General > General Technical Chat
Best Wire Strippers for small AWG Electronic Repair in 2022?
bflores:
What is the purpose of all these round holes?
deadlylover:
Tongue in cheek answer to the thread title: (you know it's the best when they have a blurry video with techno music, yeah this thing is like $1000)
More seriously I use the Knipex 12 12 02, I don't like the automatic strippers that clamp down on the wire. I think it's too expensive at full price but you can sometimes find them much cheaper on eBay from like a surplus store or second hand. It's a rebranded(?) Rennsteig so you can potentially score a deal.
Not sure about the top hole, maybe to gently bend the end of wire or something? Or it could be a really bad crimper? edit: or perhaps just a manufacturing thing
The bottom holes are for a length stop attachment like this.
tooki:
--- Quote from: deadlylover on July 21, 2022, 02:55:20 pm ---Tongue in cheek answer to the thread title: (you know it's the best when they have a blurry video with techno music, yeah this thing is like $1000)
--- End quote ---
Hey, at least it’s a Swiss manufacturer (Nitronic) using techno music by a Swiss-born artist (“Children” by Robert Miles). :P
In all fairness, those things really aren’t intended so much for ordinary wire as for small coax and wires with difficult insulation. At the workplace I start in August (where I did an internship last year) they have the robotic version of that, for working on tiny coax (like 2mm diameter Teflon-insulated micro coax).
tooki:
--- Quote from: deadlylover on July 21, 2022, 02:55:20 pm ---More seriously I use the Knipex 12 12 02, I don't like the automatic strippers that clamp down on the wire. I think it's too expensive at full price but you can sometimes find them much cheaper on eBay from like a surplus store or second hand.
--- End quote ---
Can you tell me more about it? I was considering getting one of those, until I realized it doesn’t have a die for the wire size I use the most (0.25mm2)! |O To cover the small wires I use most often, I’d have to buy the 12 12 02 and 12 12 06, with each one also covering numerous larger sizes I don’t care about. :(
--- Quote from: deadlylover on July 21, 2022, 02:55:20 pm ---It's a rebranded(?) Rennsteig so you can potentially score a deal.
--- End quote ---
They are one and the same. As best I can tell, Knipex (the pliers company) bought Rennsteig (the wire handling tool company) 30+ years ago, initially as an independent subsidiary, but more integrated over the years.
deadlylover:
--- Quote from: tooki on July 21, 2022, 03:48:27 pm ---To cover the small wires I use most often, I’d have to buy the 12 12 02 and 12 12 06, with each one also covering numerous larger sizes I don’t care about. :(
--- End quote ---
The actual stripping quality is A+, but the usability is more like a B rating.

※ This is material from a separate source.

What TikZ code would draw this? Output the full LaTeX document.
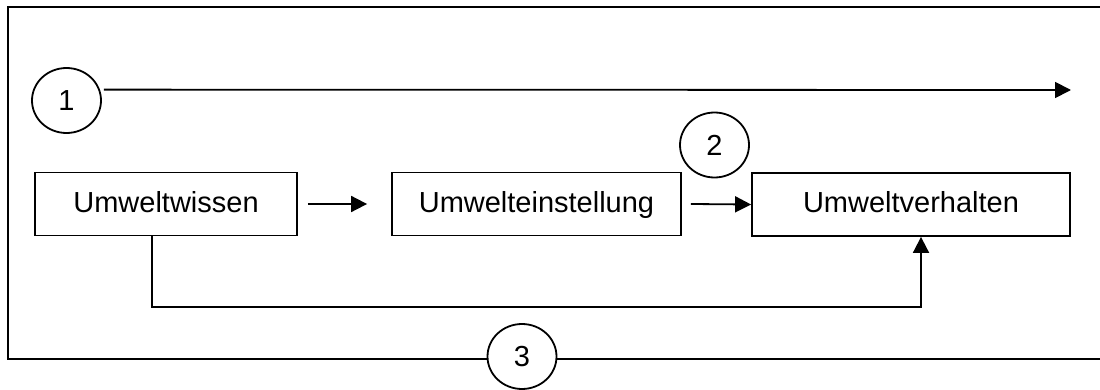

Even though it has the "wire guides" you do have to take a bit of care to make sure the wire is mostly positioned in the cutting die. This is okay for bench use but sometimes in the field it can be annoying (like inside a car trying to repair wire and you have limited space to work with).
You also have to squeeze completely so the jaws open up and you can move the wire away. Sometimes when I'm tired I don't "cycle" the tool fully and the wire stays there and gets crushed by the tool closing back in, it basically destroys the wire so I have to cut and strip again (it has a very sudden "snap" back so it's too late to react in time hahaha).
Also the plastic length stop piece will disappear into the Shadow Realm, I lost mine a few months in. For anything critical I just trim down the exposed wire with a shear-type cable cutter (Knipex 95 11 165).
It's good for some extremely slippery PTFE wire that a cheaper Jokari style tool will just slip on (I think the better auto strippers might be okay, but I still don't like having the wire crushed because I often use crimp terminals that do the insulation crimp as well).